**Data provided**

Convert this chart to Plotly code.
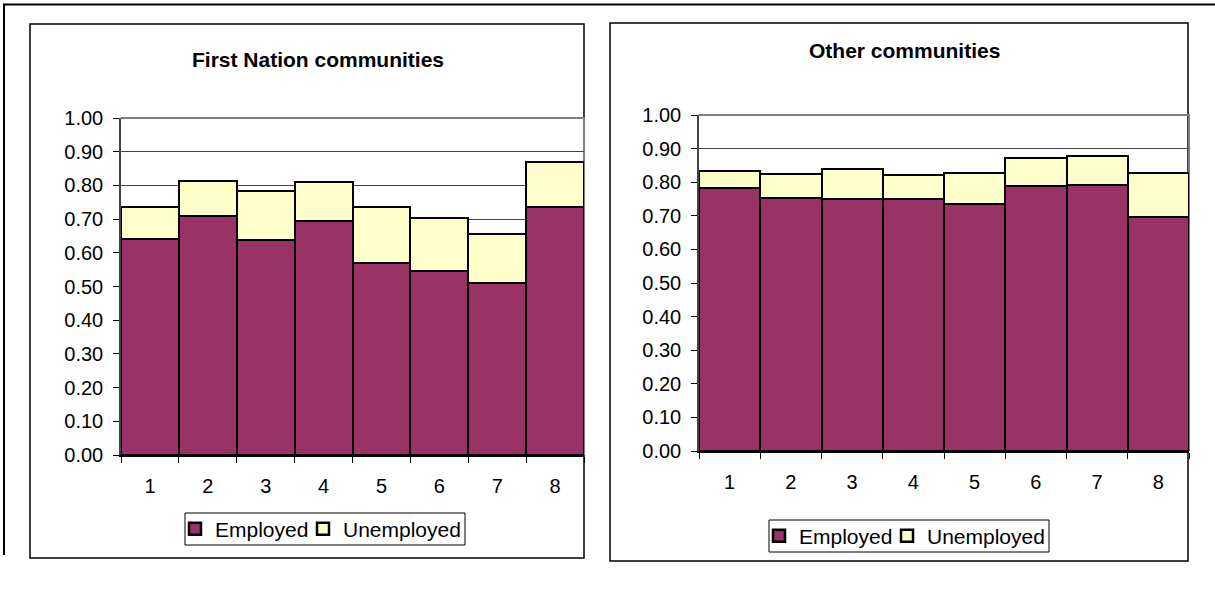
import plotly.graph_objects as go

W, H = 1215, 600

categories = ["1", "2", "3", "4", "5", "6", "7", "8"]

# First Nation communities: employed share and unemployed share (stacked)
fn_employed = [0.641, 0.709, 0.639, 0.694, 0.569, 0.547, 0.510, 0.737]
fn_unemployed = [0.094, 0.104, 0.144, 0.115, 0.168, 0.156, 0.145, 0.132]

# Other communities
oc_employed = [0.782, 0.752, 0.750, 0.749, 0.734, 0.789, 0.793, 0.697]
oc_unemployed = [0.051, 0.072, 0.088, 0.072, 0.092, 0.082, 0.085, 0.129]

series_names = ["Employed", "Unemployed"]
y_tickvals = [0.0, 0.1, 0.2, 0.3, 0.4, 0.5, 0.6, 0.7, 0.8, 0.9, 1.0]
y_ticktext = ["0.00", "0.10", "0.20", "0.30", "0.40", "0.50", "0.60", "0.70", "0.80", "0.90", "1.00"]

EMP_COLOR = "#993366"
UNEMP_COLOR = "#FFFFCC"
FONT = "Liberation Sans, Arial, sans-serif"


def px_x(x):
    return x / W


def px_y(y):
    return 1 - y / H


fig = go.Figure()

# each series gets its own one-entry legend so the entries can be placed freely
panels = [
    dict(emp=fn_employed, unemp=fn_unemployed, xa="x", ya="y", legends=("legend", "legend2")),
    dict(emp=oc_employed, unemp=oc_unemployed, xa="x2", ya="y2", legends=("legend3", "legend4")),
]
for p in panels:
    for name, vals, color, lg in [(series_names[0], p["emp"], EMP_COLOR, p["legends"][0]),
                                  (series_names[1], p["unemp"], UNEMP_COLOR, p["legends"][1])]:
        fig.add_trace(go.Bar(
            x=categories, y=vals, name=name, xaxis=p["xa"], yaxis=p["ya"],
            legend=lg,
            marker=dict(color=color, line=dict(color="black", width=2.5)),
            hoverinfo="skip",
        ))

# plot-area geometry (pixels): left, right, top (1.00), bottom (0.00)
areas = [(121, 584, 118, 455), (699, 1189, 115, 451)]

axis_common_x = dict(
    type="category", tickson="boundaries", ticks="outside", ticklen=6,
    tickwidth=1, tickcolor="black", showline=True, linecolor="black",
    linewidth=2, showgrid=False, ticklabelstandoff=12, automargin=False,
    tickfont=dict(family=FONT, size=20, color="black"), fixedrange=True,
)
axis_common_y = dict(
    range=[0, 1.0], tickvals=y_tickvals, ticktext=y_ticktext, ticks="outside",
    ticklen=6, tickwidth=1, tickcolor="black", showline=True,
    linecolor="#444", linewidth=1.5, showgrid=True, gridcolor="#444",
    gridwidth=1, zeroline=False, ticklabelstandoff=6, automargin=False,
    tickfont=dict(family=FONT, size=20, color="black"), fixedrange=True,
)

(l1, r1, t1, b1), (l2, r2, t2, b2) = areas
fig.update_layout(
    xaxis=dict(domain=[px_x(l1), px_x(r1)], anchor="y", **axis_common_x),
    yaxis=dict(domain=[px_y(b1), px_y(t1)], anchor="x", **axis_common_y),
    xaxis2=dict(domain=[px_x(l2), px_x(r2)], anchor="y2", **axis_common_x),
    yaxis2=dict(domain=[px_y(b2), px_y(t2)], anchor="x2", **axis_common_y),
)

# legend boxes (pixels): left, right, top, bottom
legend_boxes = [(185, 465, 513, 545), (769, 1049, 520, 552)]

legend_common = dict(
    orientation="h", xanchor="left", yanchor="middle",
    bgcolor="rgba(0,0,0,0)", borderwidth=0,
    font=dict(family=FONT, size=21, color="black"),
    itemwidth=30, tracegroupgap=0,
)
legend_layout = {}
names = [("legend", "legend2"), ("legend3", "legend4")]
for (bl, br, bt, bb), (n1, n2) in zip(legend_boxes, names):
    yc = px_y((bt + bb) / 2)
    legend_layout[n1] = dict(x=px_x(bl - 10), y=yc, **legend_common)
    legend_layout[n2] = dict(x=px_x(bl + 118), y=yc, **legend_common)
fig.update_layout(**legend_layout)

shapes = []
# outer frame (top and left edges)
shapes.append(dict(type="line", xref="paper", yref="paper",
                   x0=px_x(3), x1=px_x(1215), y0=px_y(4.5), y1=px_y(4.5),
                   line=dict(color="black", width=2)))
shapes.append(dict(type="line", xref="paper", yref="paper",
                   x0=px_x(4), x1=px_x(4), y0=px_y(4), y1=px_y(555),
                   line=dict(color="black", width=2)))
# chart boxes
for (x0, x1, y0, y1) in [(30, 584, 24, 558), (610, 1188, 23, 561)]:
    shapes.append(dict(type="rect", xref="paper", yref="paper",
                       x0=px_x(x0), x1=px_x(x1), y0=px_y(y1), y1=px_y(y0),
                       line=dict(color="black", width=1.5), layer="below"))
# legend frames
for (x0, x1, y0, y1) in legend_boxes:
    shapes.append(dict(type="rect", xref="paper", yref="paper",
                       x0=px_x(x0), x1=px_x(x1), y0=px_y(y1), y1=px_y(y0),
                       line=dict(color="black", width=1), layer="below"))
# grey plot-area border on top and right
for (l, r, t, b) in areas:
    shapes.append(dict(type="path", xref="paper", yref="paper",
                       path=f"M {px_x(l)} {px_y(t)} L {px_x(r)} {px_y(t)} L {px_x(r)} {px_y(b)}",
                       line=dict(color="#808080", width=2), layer="below"))
fig.update_layout(shapes=shapes)

annotations = [
    dict(text="<b>First Nation communities</b>", x=px_x(318), y=px_y(60),
         xref="paper", yref="paper", showarrow=False, xanchor="center",
         yanchor="middle", font=dict(family=FONT, size=21, color="black")),
    dict(text="<b>Other communities</b>", x=px_x(904), y=px_y(51),
         xref="paper", yref="paper", showarrow=False, xanchor="center",
         yanchor="middle", font=dict(family=FONT, size=21, color="black")),
]
fig.update_layout(annotations=annotations)

fig.update_layout(
    width=W, height=H,
    margin=dict(l=0, r=0, t=0, b=0, pad=0, autoexpand=False),
    barmode="stack", bargap=0, paper_bgcolor="white", plot_bgcolor="white",
    showlegend=True, font=dict(family=FONT, color="black"),
)

fig.write_html("out.html", config={"displayModeBar": False})
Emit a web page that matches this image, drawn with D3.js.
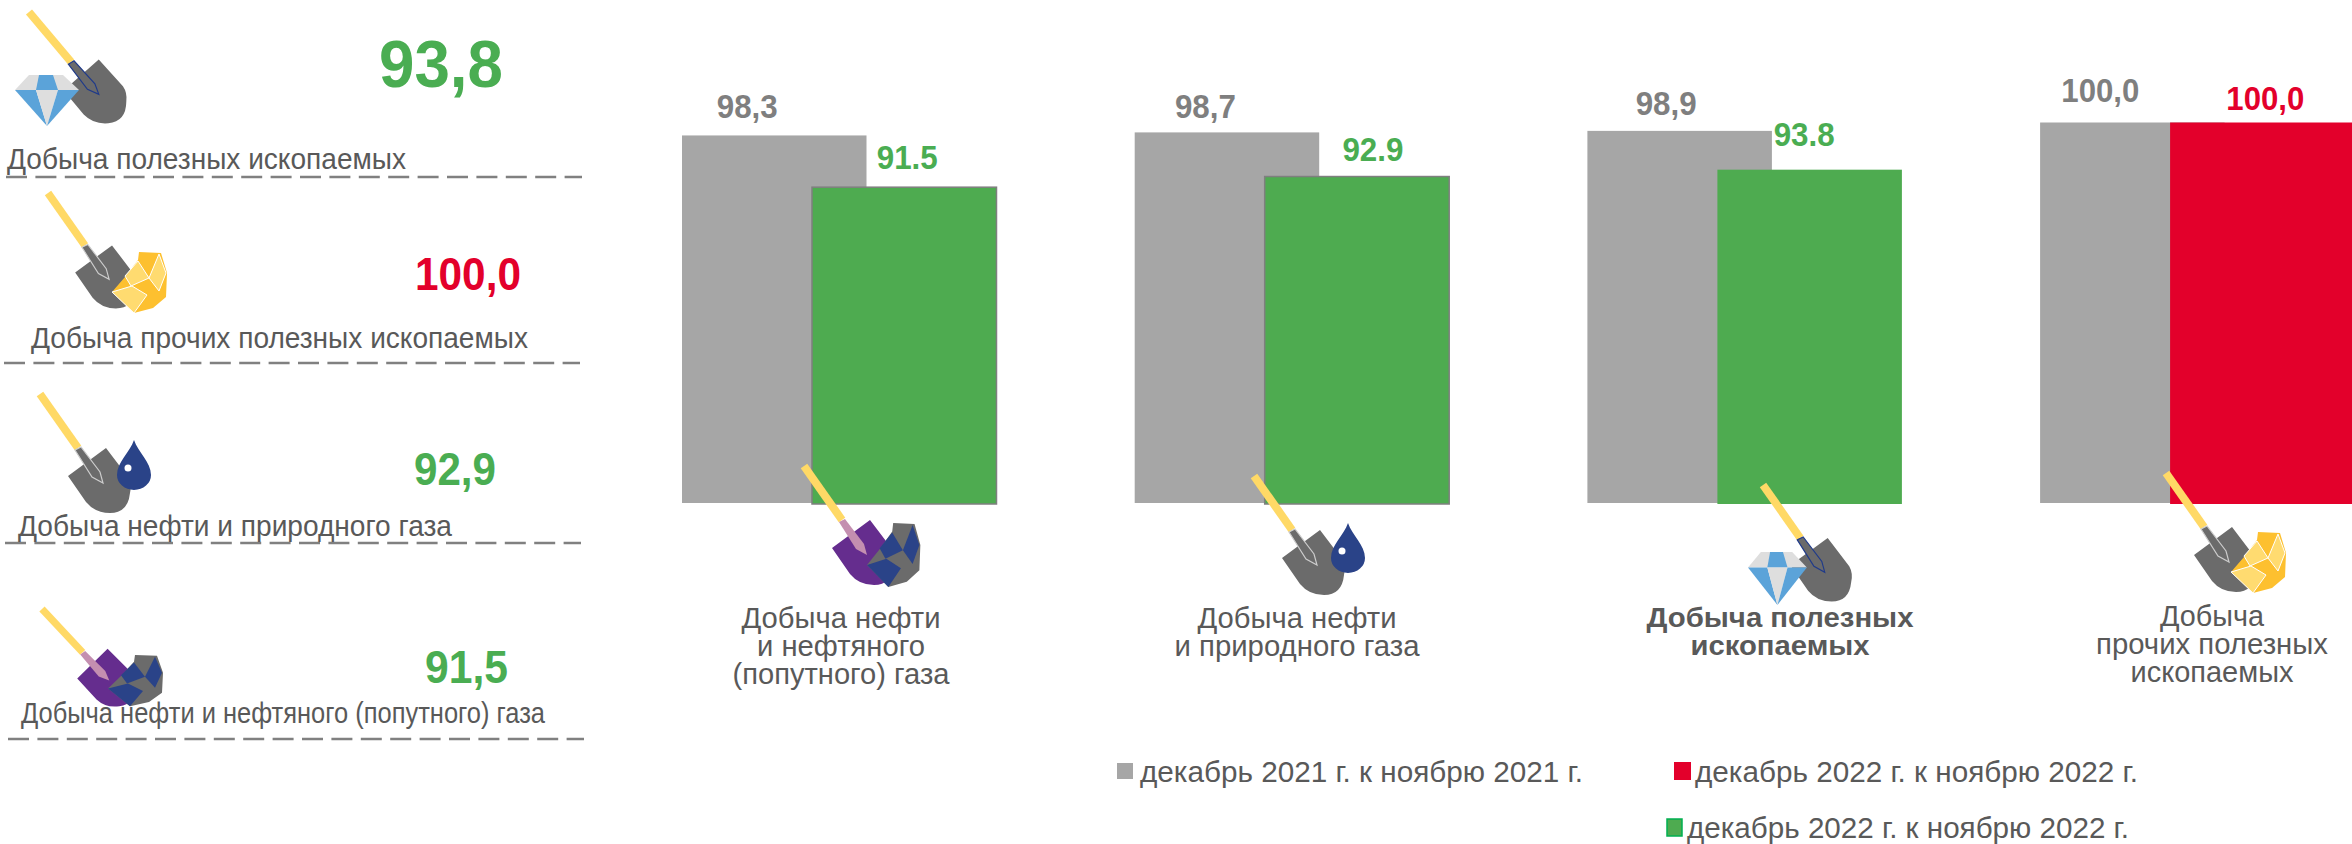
<!DOCTYPE html>
<meta charset="utf-8">
<script src="https://d3js.org/d3.v7.min.js"></script>
<style>
	html, body { margin: 0; padding: 0; background: #fff; overflow: hidden; }
	text { font-family: "Liberation Sans", Arial, sans-serif; }
</style>
<body>
<script>
// data
var categories = ["oilAssociated", "oilNatural", "mining", "other"];
var dec2021 = [98.3, 98.7, 98.9, 100.0];
var dec2022 = [91.5, 92.9, 93.8, 100.0];
var categoryLines = [
	["Добыча нефти", "и нефтяного", "(попутного) газа"],
	["Добыча нефти", "и природного газа"],
	["Добыча полезных", "ископаемых"],
	["Добыча", "прочих полезных", "ископаемых"]
];
var summaryNames = ["Добыча полезных ископаемых", "Добыча прочих полезных ископаемых", "Добыча нефти и природного газа", "Добыча нефти и нефтяного (попутного) газа"];
var summaryValues = [93.8, 100.0, 92.9, 91.5];
var legendNames = ["декабрь 2021 г. к ноябрю 2021 г.", "декабрь 2022 г. к ноябрю 2022 г.", "декабрь 2022 г. к ноябрю 2022 г."];

var GRAY = "#a6a6a6", GREEN = "#4eab50", GREEN_TEXT = "#4aad52", RED = "#e3002b", TEXT = "#595959", LABEL_GRAY = "#7f7f7f";
var YELLOW = "#ffd966", SHOVEL = "#6b6b6b", NAVY = "#2a4388";

var svg = d3.select("body").append("svg").attr("width", 2352).attr("height", 844);

var x = d3.scaleBand().domain(categories).range([682, 682 + 4 * 452.7]);
var offset = d3.scaleOrdinal(["prev", "cur"]).range([0, 130]);
var y = d3.scaleLinear().domain([50, 100]).range([503, 122.5]);
var barW = 184.5;

function comma(v) { return v.toFixed(1).replace(".", ","); }
function dot(v) { return v.toFixed(1); }

function fitted(sel, t, px, py, size, len, weight, color, anchor) {
	return sel.append("text")
		.attr("x", px).attr("y", py)
		.attr("font-size", size)
		.attr("font-weight", weight)
		.attr("fill", color)
		.attr("text-anchor", anchor || "start")
		.attr("textLength", len)
		.attr("lengthAdjust", "spacingAndGlyphs")
		.text(t);
}

// ---- bars
var prevBars = categories.map(function (c, i) { return {c: c, v: dec2021[i]}; });
var curBars = categories.map(function (c, i) { return {c: c, v: dec2022[i], i: i}; });

svg.selectAll(".prev").data(prevBars).enter().append("rect")
	.attr("class", "prev")
	.attr("x", function (d) { return x(d.c) + offset("prev"); })
	.attr("y", function (d) { return y(d.v); })
	.attr("width", barW)
	.attr("height", function (d) { return y(50) - y(d.v); })
	.attr("fill", GRAY);

svg.selectAll(".cur").data(curBars).enter().append("rect")
	.attr("class", "cur")
	.attr("x", function (d) { return x(d.c) + offset("cur"); })
	.attr("y", function (d) { return y(d.v); })
	.attr("width", barW)
	.attr("height", function (d) { return y(50) - y(d.v) + 1; })
	.attr("fill", function (d) { return d.v == 100 ? RED : GREEN; })
	.attr("stroke", function (d) { return d.i < 2 ? LABEL_GRAY : "none"; })
	.attr("stroke-width", 1.5);

// the value labels sit by hand in the original, so they need a nudge each
var prevNudge = [[-27, -17.5], [-21.5, -14], [-13.5, -15.5], [-32, -21]];
var curNudge = [[3, -18], [16, -16], [-5.5, -24], [3, -13]];

prevBars.forEach(function (d, i) {
	var cx = x(d.c) + offset("prev") + barW / 2 + prevNudge[i][0];
	var w = d.v == 100 ? 78 : 61;
	fitted(svg, comma(d.v), cx, y(d.v) + prevNudge[i][1], 33, w, "bold", LABEL_GRAY, "middle");
});
curBars.forEach(function (d, i) {
	var cx = x(d.c) + offset("cur") + barW / 2 + curNudge[i][0];
	var w = d.v == 100 ? 78 : 61;
	fitted(svg, d.v == 100 ? comma(d.v) : dot(d.v), cx, y(d.v) + curNudge[i][1], 33, w, "bold", d.v == 100 ? RED : GREEN_TEXT, "middle");
});

// ---- category captions under the bars
var captionX = [841, 1297, 1780, 2212];
var captionY = [[628, 656, 684], [628, 656], [627, 655], [626, 654, 682]];
var captionW = [[199, 168, 217], [199, 245], [267, 179], [104, 232, 163]];
categoryLines.forEach(function (lines, i) {
	lines.forEach(function (t, j) {
		fitted(svg, t, captionX[i], captionY[i][j], i == 2 ? 28 : 29, captionW[i][j], i == 2 ? "bold" : "normal", TEXT, "middle");
	});
});

// ---- left column
var summaryX = [7, 31, 18, 21], summaryY = [169, 348, 536, 723], summaryW = [399, 497, 434, 524];
var valueX = [379, 415, 414, 425], valueY = [87, 290, 485, 683], valueW = [124, 106, 82, 83], valueSize = [66, 46, 46, 46];
var ruleY = [177, 363, 543, 739], ruleX = [6, 4, 5, 8];

summaryNames.forEach(function (t, i) {
	svg.append("line")
		.attr("x1", ruleX[i]).attr("x2", ruleX[i] + 576)
		.attr("y1", ruleY[i]).attr("y2", ruleY[i])
		.attr("stroke", "#808080")
		.attr("stroke-width", 2.5)
		.attr("stroke-dasharray", "21 8.4");
	fitted(svg, t, summaryX[i], summaryY[i], 30, summaryW[i], "normal", TEXT);
	var v = summaryValues[i];
	fitted(svg, comma(v), valueX[i], valueY[i], valueSize[i], valueW[i], "bold", v == 100 ? RED : GREEN_TEXT);
});

// ---- legend
var legendColors = [GRAY, RED, GREEN];
var legendBox = [[1117, 763, 16, 16], [1674, 762, 17, 18], [1667, 819, 15, 17]];
var legendText = [[1140, 782, 443], [1695, 782, 443], [1687, 838, 442]];
legendNames.forEach(function (t, i) {
	var b = legendBox[i];
	svg.append("rect")
		.attr("x", b[0]).attr("y", b[1]).attr("width", b[2]).attr("height", b[3])
		.attr("fill", legendColors[i])
		.attr("stroke", i == 2 ? "#00b050" : "none")
		.attr("stroke-width", 1.5);
	fitted(svg, t, legendText[i][0], legendText[i][1], 30, legendText[i][2], "normal", TEXT);
});

// ---- icons
function poly(g, pts, fill, stroke, sw) {
	return g.append("polygon")
		.attr("points", pts.map(function (p) { return p.join(","); }).join(" "))
		.attr("fill", fill)
		.attr("stroke", stroke || "none")
		.attr("stroke-width", sw || 0);
}

function shovel(px, py, rot, s, blade, neck, neckStroke) {
	var g = svg.append("g").attr("transform", "translate(" + px + "," + py + ") rotate(" + rot + ") scale(" + s + ")");
	g.append("line").attr("x1", 0).attr("y1", 0).attr("x2", 38).attr("y2", 54)
		.attr("stroke", YELLOW).attr("stroke-width", 8);
	g.append("path")
		.attr("d", "M28 82 L66 54 L88 83 Q92 90 90 99 Q88 119 70 119 Q55 119 46 108 Z")
		.attr("fill", blade);
	poly(g, [[35, 56], [41, 53], [60, 78], [63, 89], [52, 83]], neck, neckStroke, 1.2);
}

function diamond(px, py, sx, sy) {
	var g = svg.append("g").attr("transform", "translate(" + px + "," + py + ") scale(" + sx + "," + sy + ")");
	poly(g, [[14, 0], [48, 0], [64, 15], [0, 15]], "#dedede");
	poly(g, [[24, 0], [38, 0], [43, 15], [21, 15]], "#5ba3d9");
	poly(g, [[0, 15], [21, 15], [32, 51]], "#5ba3d9");
	poly(g, [[21, 15], [43, 15], [32, 51]], "#dedede");
	poly(g, [[43, 15], [64, 15], [32, 51]], "#5ba3d9");
}

// nugget and coal are the same lump in different colours
function lump(px, py, sx, sy, main, facet, edge) {
	var g = svg.append("g").attr("transform", "translate(" + px + "," + py + ") scale(" + sx + "," + sy + ")");
	poly(g, [[27, 0], [49, 1], [55, 21], [54, 45], [41, 56], [22, 61], [0, 40], [13, 25], [26, 8]], main);
	poly(g, [[26, 9], [37, 26], [19, 34], [13, 24]], facet, edge, 1);
	poly(g, [[47, 2], [54, 21], [47, 39], [37, 26]], facet, edge, 1);
	poly(g, [[0, 40], [20, 34], [35, 43], [22, 61]], facet, edge, 1);
}

function drop(px, py) {
	var g = svg.append("g").attr("transform", "translate(" + px + "," + py + ")");
	g.append("path")
		.attr("d", "M0 0 C4 12 17 22 17 35 A17 15 0 0 1 -17 35 C-17 22 -4 12 0 0 Z")
		.attr("fill", NAVY);
	g.append("circle").attr("cx", -6).attr("cy", 28).attr("r", 3.5).attr("fill", "#fff");
}

// left column icons
shovel(29, 12, -5, 0.99, SHOVEL, SHOVEL, "#1f3a8a");
diamond(15, 75, 1, 1);
shovel(48, 193, 0, 0.97, SHOVEL, SHOVEL, "#cccccc");
lump(112, 252, 1, 1, "#fdc02f", "#ffdb70", "#fff");
shovel(40, 394, 0, 1, SHOVEL, SHOVEL, "#cccccc");
drop(134, 440);
shovel(42, 609, -8, 0.9, "#652d8e", "#c48fb0", "none");
lump(108, 655, 1, 0.84, SHOVEL, NAVY, "none");

// icons under the bars
shovel(804, 466, 0, 1, "#652d8e", "#c48fb0", "none");
lump(867, 523, 0.97, 1.05, SHOVEL, NAVY, "none");
shovel(1254, 476, 0, 1, SHOVEL, SHOVEL, "#cccccc");
drop(1348, 523);
shovel(1763, 485, 0, 0.98, SHOVEL, SHOVEL, "#1f3a8a");
diamond(1748, 552, 0.92, 1.04);
shovel(2166, 473, 0, 1, SHOVEL, SHOVEL, "#cccccc");
lump(2231, 532, 1, 1, "#fdc02f", "#ffdb70", "#fff");
</script>
</body>
</html>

**Your objective**
Begin at the first line of the data above and repeat each line exactly, stopping after the line containing "fig = go.Figure()". Omit the pictures.

**Task solution**
Convert this chart to Plotly code.
import plotly.graph_objects as go

W, H = 1215, 600

categories = ["1", "2", "3", "4", "5", "6", "7", "8"]

# First Nation communities: employed share and unemployed share (stacked)
fn_employed = [0.641, 0.709, 0.639, 0.694, 0.569, 0.547, 0.510, 0.737]
fn_unemployed = [0.094, 0.104, 0.144, 0.115, 0.168, 0.156, 0.145, 0.132]

# Other communities
oc_employed = [0.782, 0.752, 0.750, 0.749, 0.734, 0.789, 0.793, 0.697]
oc_unemployed = [0.051, 0.072, 0.088, 0.072, 0.092, 0.082, 0.085, 0.129]

series_names = ["Employed", "Unemployed"]
y_tickvals = [0.0, 0.1, 0.2, 0.3, 0.4, 0.5, 0.6, 0.7, 0.8, 0.9, 1.0]
y_ticktext = ["0.00", "0.10", "0.20", "0.30", "0.40", "0.50", "0.60", "0.70", "0.80", "0.90", "1.00"]

EMP_COLOR = "#993366"
UNEMP_COLOR = "#FFFFCC"
FONT = "Liberation Sans, Arial, sans-serif"


def px_x(x):
    return x / W


def px_y(y):
    return 1 - y / H


fig = go.Figure()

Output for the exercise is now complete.